I. UNE RÉGLE MARQUÉE AU FER ROUGE

          Les moines d’Occident suivent tous, à la lettre, la Règle de Saint Benoit. Ce texte, que j’ai étudié lorsque je m’efforçais d’en vivre, a été écrit en Italie au début du VI° siècle. L’Empire romain s’était effondré, mais sa culture restait vivante dans certains cercles protégés, comme les monastères.

          La culture, c’est un peu « ce qui reste quand on a tout oublié » : ce qui surnageait à la débâcle de l’Empire, c’était la seule philosophie qui fut proprement romaine (avec, peut-être, l’épicurisme) : le stoïcisme.

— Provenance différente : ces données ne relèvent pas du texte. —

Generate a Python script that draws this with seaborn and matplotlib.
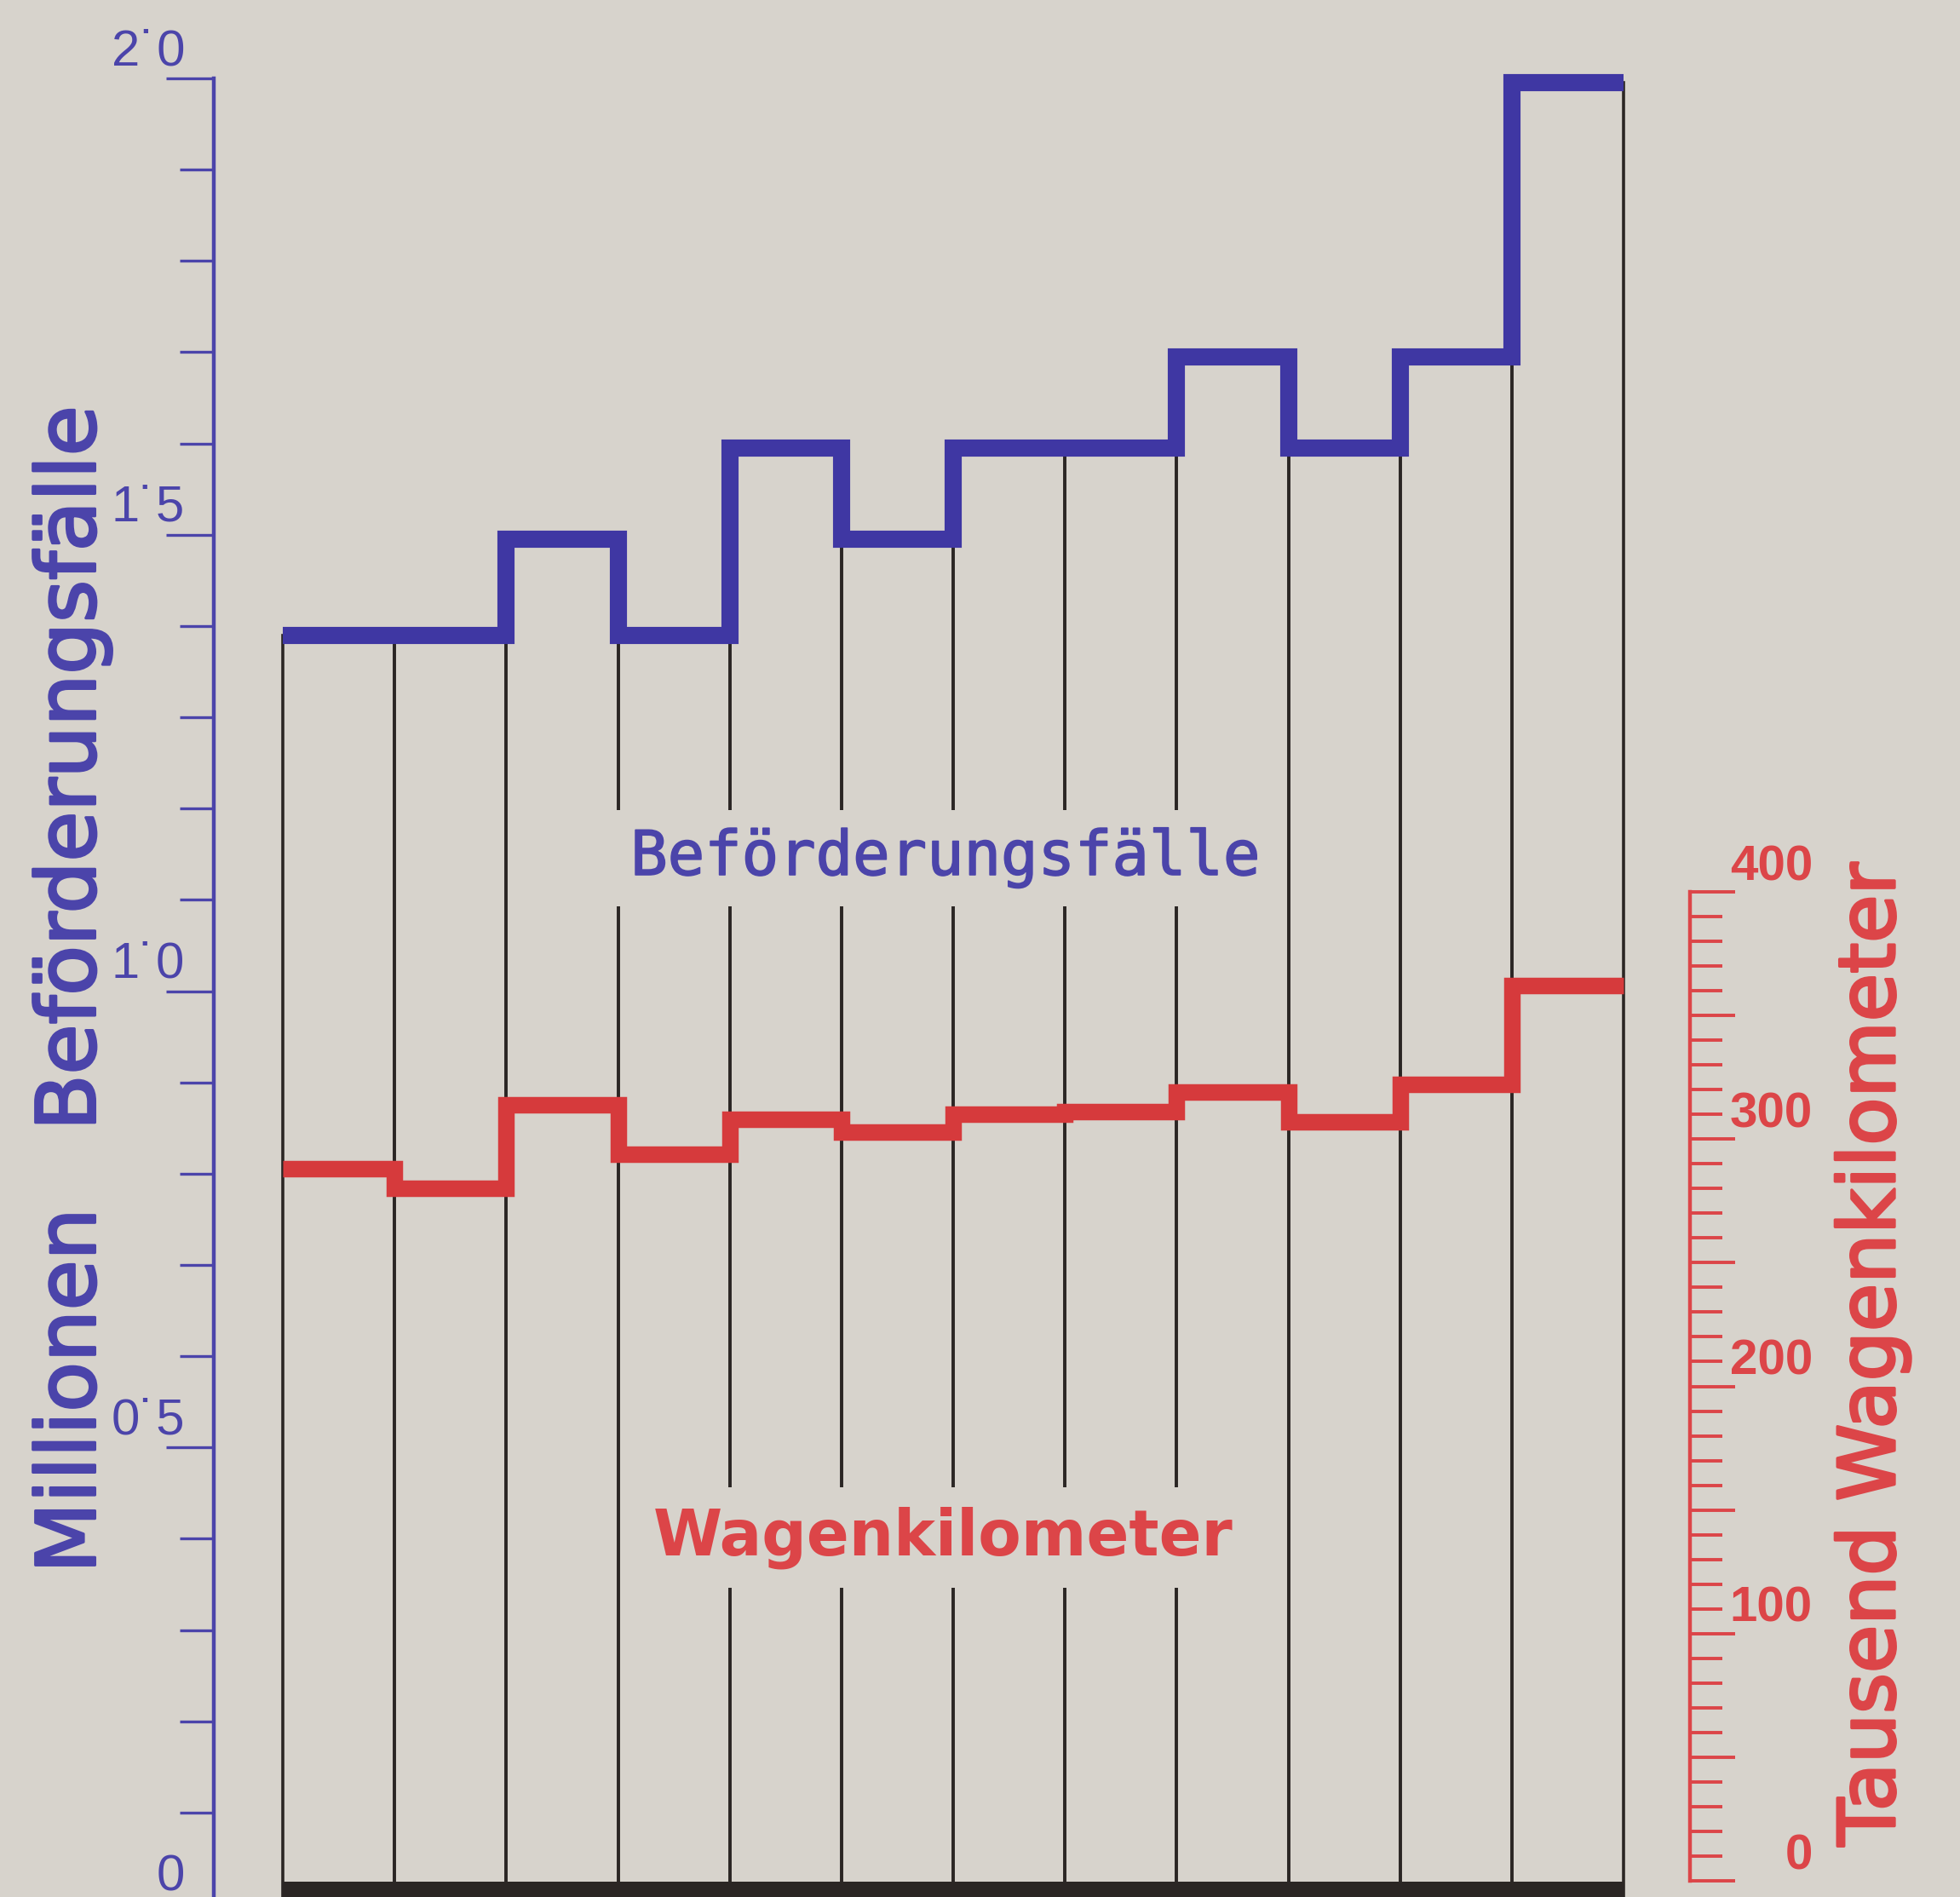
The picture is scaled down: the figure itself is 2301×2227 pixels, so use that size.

          Profondément matérialiste, le stoïcisme a fait la grandeur de Rome par sa conception austère de la vie humaine. Au VI° siècle, il avait sans doute été contaminé par le gnosticisme, mouvement multiforme qui rejetait la matière  comme intrinsèquement impure : et avec la matière, le corps ainsi que tous ses plaisirs. Il est possible que le stoïcisme, au moins dans son expression populaire, ait vu sa raideur potentialisée par la contagion gnostique.

          La Règle de saint Benoît est un texte profondément stoïcien. La contamination stoïque apparaît dans son mépris du corps, qui se traduit par l’organisation de la vie quotidienne des moines et repose sur l’adage mis en exergue par saint Benoît : « Là où commence le plaisir, là commence la mort« .

          Cette conception stoïque de l’existence humaine a rencontré, tout au long des siècle, le malaise de vivre de nombreux postulants à la vie monastique bénédictine. Non seulement elle ne parle plus aux humains du XXI° siècle, mais surtout elle est totalement étrangère à l’enseignement de Jésus dans les évangiles. Extrêmement exigeant sur le plan personnel et social, cet enseignement va beaucoup plus loin que celui des stoïques, sans jamais mépriser le corps.

          Il y a plus, hélas, pour expliquer le déclin actuel des monastères. Reproduisant une conception de la vie spirituelle héritée de certains textes des « Pères du Désert » qui lui étaient parvenus, l’auteur de la Règle enseigne qu’un moine sera « un bon moine » quand il aura récité, chaque jour, une certaine quantité de psaumes.

          La notion de quantité lui paraît essentielle : prise à la lettre, cette injonction a transformé les moines occidentaux en rabâcheurs de psaumes, enfilés à vive allure tout au long de la journée.

          Quand cette psalmodie avait lieu en latin, et s’inscrivait dans une vie simple, celle des paysans du moyen âge, la récitation de l’Office Divin permettait peut-être l’épanouissement d’une vie spirituelle méditative.

          Aujourd’hui, les psaumes sont récités en français, et l’exigence de quantité n’a pas disparue des monastères. Les moines modernes passent donc 4 à 5 heures par jour à mouliner indéfiniment ces psaumes, expressions d’un judaïsme qui n’est pas le leur.

          Alors qu’on voit des foules entières chercher – et trouver – dans la méditation silencieuse une discipline qui structure de l’intérieur leur spiritualité. Méditation pratiquée par Jésus, qui avait « l’habitude » (disent les évangiles) de se retirer dans un lieu désert pour s’y livrer.

          Ceux qui cherchent les voies de l’Invisible se tournent désormais vers le bouddhisme, ou les sectes. Dans le bouddhisme ils trouvent un enseignement et une pratique très solide de la méditation. Dans les sectes, ils trouvent de tout, et souvent des ersatz de méditation – parfois fort dangereux.

          Ce sont presque tous des déçus du catholicisme.

          Les monastères auraient pu, et ils auraient dû, offrir au peuple des chercheurs de Dieu l’enseignement, l’exemple et la pratique de la méditation. En l’ignorant pour rester fidèle à une Règle qui fait d’eux des ruminants de mots, ils signent eux-mêmes leur déclin.

                                                    M.B. 9 avril 2007.